--- Start ---

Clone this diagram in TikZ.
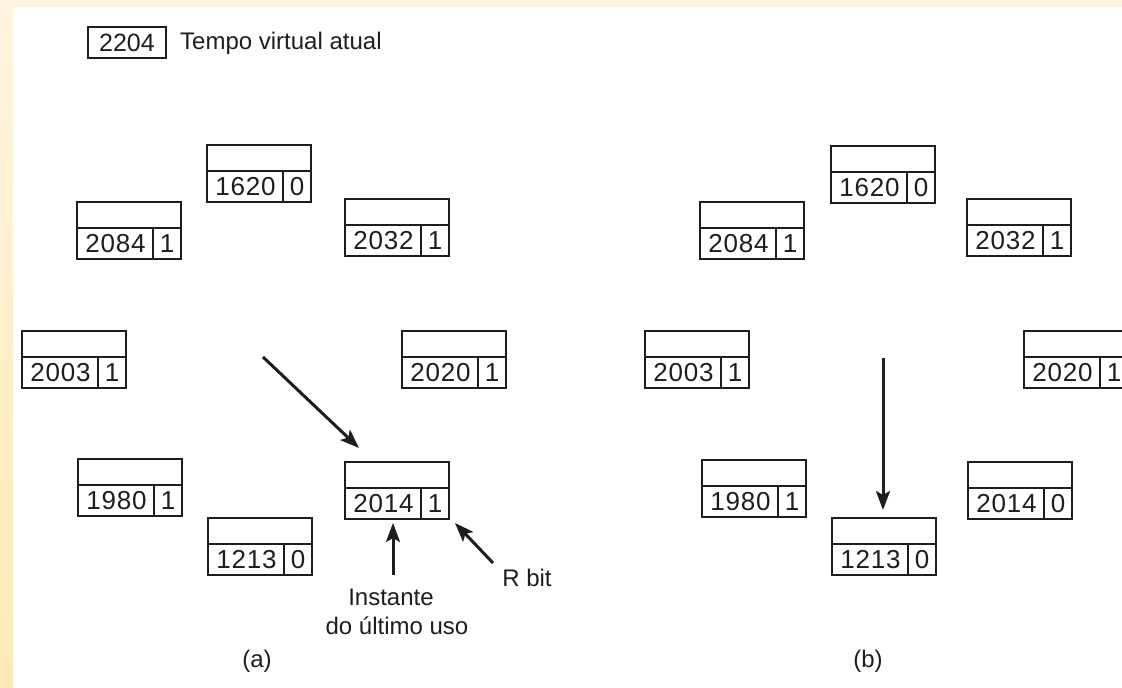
\documentclass[tikz,border=0pt]{standalone}
\usepackage{fontspec}
\setmainfont{Liberation Sans}
\newfontfamily\cellfont[LetterSpace=3]{Liberation Sans}
\usetikzlibrary{arrows.meta}

% one page-table entry: name, top-left x, top-left y, time of last use, R bit
\newcommand\pageentry[5]{%
  \node[entrybox, anchor=north west] (#1) at (#2,#3) {};
  \draw[entryline] ([yshift=-26pt]#1.north west) -- ([yshift=-26pt]#1.north east);
  \draw[entryline] ([xshift=76pt,yshift=-26pt]#1.north west) -- ([xshift=76pt]#1.south west);
  \node[numtext] (#1-time) at ([xshift=38.5pt,yshift=15.5pt]#1.south west) {#4};
  \node[numtext] (#1-bit) at ([xshift=90pt,yshift=15.5pt]#1.south west) {#5};
}

\definecolor{inkc}{HTML}{1E1E1E}
\definecolor{edgetop}{HTML}{FFF5DF}
\definecolor{edgebot}{HTML}{FFEAB6}

\begin{document}
\begin{tikzpicture}[x=1pt,y=-1pt,
  entrybox/.style={draw=inkc, line width=2.2pt, minimum width=104pt,
    minimum height=57pt, inner sep=0pt, outer sep=0pt},
  entryline/.style={draw=inkc, line width=2.2pt},
  numtext/.style={inner sep=0pt, text=inkc, font=\cellfont\fontsize{26}{30}\selectfont},
  labeltext/.style={inner sep=0pt, text=inkc, font=\fontsize{24}{29}\selectfont},
  pointer/.style={draw=inkc, line width=3pt,
    -{Stealth[length=19pt,width=14pt,inset=4pt]}}]

\useasboundingbox (0,0) rectangle (1122,688);
\clip (0,0) rectangle (1122,688);

% page background with the tinted edges
\fill[white] (0,0) rectangle (1122,688);
\fill[edgetop] (0,0) rectangle (1122,7);
\shade[top color=edgetop, bottom color=edgebot] (0,0) rectangle (13,688);

% current virtual time
\node[draw=inkc, line width=2.2pt, minimum width=78pt, minimum height=31pt,
  inner sep=0pt, outer sep=0pt, anchor=north west,
  font=\fontsize{25}{30}\selectfont, text=inkc] (vt) at (88,27) {2204};
\node[labeltext, anchor=west] (vtlabel) at (180,43) {Tempo virtual atual};

% (a)
\pageentry{a1620}{207}{145}{1620}{0}
\pageentry{a2084}{77}{202}{2084}{1}
\pageentry{a2032}{345}{199}{2032}{1}
\pageentry{a2003}{22}{331}{2003}{1}
\pageentry{a2020}{402}{331}{2020}{1}
\pageentry{a1980}{78}{459}{1980}{1}
\pageentry{a1213}{208}{518}{1213}{0}
\pageentry{a2014}{345}{462}{2014}{1}

\coordinate (ahandS) at (263,357);
\coordinate (ahandE) at (359,448);
\draw[pointer] (ahandS) -- (ahandE);

\node[labeltext] (inst1) at (391,597) {Instante};
\node[labeltext] (inst2) at (397,626) {do último uso};
\node[labeltext] (rbit) at (527,578) {R bit};
\coordinate (instA) at (393,575);
\coordinate (instB) at (393,523);
\draw[pointer] (instA) -- (instB);
\coordinate (rbitA) at (493,563);
\draw[pointer] (rbitA) -- ([xshift=6pt,yshift=-4pt]a2014.south east);

\node[labeltext] (capa) at (257,661) {(a)};

% (b)
\pageentry{b1620}{831}{146}{1620}{0}
\pageentry{b2084}{700}{202}{2084}{1}
\pageentry{b2032}{967}{199}{2032}{1}
\pageentry{b2003}{645}{331}{2003}{1}
\pageentry{b2020}{1024}{331}{2020}{1}
\pageentry{b1980}{702}{460}{1980}{1}
\pageentry{b1213}{832}{518}{1213}{0}
\pageentry{b2014}{968}{462}{2014}{0}

\coordinate (bhandS) at (883,358);
\draw[pointer] (bhandS) -- ([yshift=8pt]b1213.north west -| bhandS);

\node[labeltext] (capb) at (868,661) {(b)};
\end{tikzpicture}
\end{document}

--- End ---

_WHAT YOU SHOULD DO:_ Leave out the pictures and reproduce the rest of the listing exactly.

_COMPLETE OUTPUT:_
Clone this diagram in TikZ.
\documentclass[tikz,border=0pt]{standalone}
\usepackage{fontspec}
\setmainfont{Liberation Sans}
\newfontfamily\cellfont[LetterSpace=3]{Liberation Sans}
\usetikzlibrary{arrows.meta}

% one page-table entry: name, top-left x, top-left y, time of last use, R bit
\newcommand\pageentry[5]{%
  \node[entrybox, anchor=north west] (#1) at (#2,#3) {};
  \draw[entryline] ([yshift=-26pt]#1.north west) -- ([yshift=-26pt]#1.north east);
  \draw[entryline] ([xshift=76pt,yshift=-26pt]#1.north west) -- ([xshift=76pt]#1.south west);
  \node[numtext] (#1-time) at ([xshift=38.5pt,yshift=15.5pt]#1.south west) {#4};
  \node[numtext] (#1-bit) at ([xshift=90pt,yshift=15.5pt]#1.south west) {#5};
}

\definecolor{inkc}{HTML}{1E1E1E}
\definecolor{edgetop}{HTML}{FFF5DF}
\definecolor{edgebot}{HTML}{FFEAB6}

\begin{document}
\begin{tikzpicture}[x=1pt,y=-1pt,
  entrybox/.style={draw=inkc, line width=2.2pt, minimum width=104pt,
    minimum height=57pt, inner sep=0pt, outer sep=0pt},
  entryline/.style={draw=inkc, line width=2.2pt},
  numtext/.style={inner sep=0pt, text=inkc, font=\cellfont\fontsize{26}{30}\selectfont},
  labeltext/.style={inner sep=0pt, text=inkc, font=\fontsize{24}{29}\selectfont},
  pointer/.style={draw=inkc, line width=3pt,
    -{Stealth[length=19pt,width=14pt,inset=4pt]}}]

\useasboundingbox (0,0) rectangle (1122,688);
\clip (0,0) rectangle (1122,688);

% page background with the tinted edges
\fill[white] (0,0) rectangle (1122,688);
\fill[edgetop] (0,0) rectangle (1122,7);
\shade[top color=edgetop, bottom color=edgebot] (0,0) rectangle (13,688);

% current virtual time
\node[draw=inkc, line width=2.2pt, minimum width=78pt, minimum height=31pt,
  inner sep=0pt, outer sep=0pt, anchor=north west,
  font=\fontsize{25}{30}\selectfont, text=inkc] (vt) at (88,27) {2204};
\node[labeltext, anchor=west] (vtlabel) at (180,43) {Tempo virtual atual};

% (a)
\pageentry{a1620}{207}{145}{1620}{0}
\pageentry{a2084}{77}{202}{2084}{1}
\pageentry{a2032}{345}{199}{2032}{1}
\pageentry{a2003}{22}{331}{2003}{1}
\pageentry{a2020}{402}{331}{2020}{1}
\pageentry{a1980}{78}{459}{1980}{1}
\pageentry{a1213}{208}{518}{1213}{0}
\pageentry{a2014}{345}{462}{2014}{1}

\coordinate (ahandS) at (263,357);
\coordinate (ahandE) at (359,448);
\draw[pointer] (ahandS) -- (ahandE);

\node[labeltext] (inst1) at (391,597) {Instante};
\node[labeltext] (inst2) at (397,626) {do último uso};
\node[labeltext] (rbit) at (527,578) {R bit};
\coordinate (instA) at (393,575);
\coordinate (instB) at (393,523);
\draw[pointer] (instA) -- (instB);
\coordinate (rbitA) at (493,563);
\draw[pointer] (rbitA) -- ([xshift=6pt,yshift=-4pt]a2014.south east);

\node[labeltext] (capa) at (257,661) {(a)};

% (b)
\pageentry{b1620}{831}{146}{1620}{0}
\pageentry{b2084}{700}{202}{2084}{1}
\pageentry{b2032}{967}{199}{2032}{1}
\pageentry{b2003}{645}{331}{2003}{1}
\pageentry{b2020}{1024}{331}{2020}{1}
\pageentry{b1980}{702}{460}{1980}{1}
\pageentry{b1213}{832}{518}{1213}{0}
\pageentry{b2014}{968}{462}{2014}{0}

\coordinate (bhandS) at (883,358);
\draw[pointer] (bhandS) -- ([yshift=8pt]b1213.north west -| bhandS);

\node[labeltext] (capb) at (868,661) {(b)};
\end{tikzpicture}
\end{document}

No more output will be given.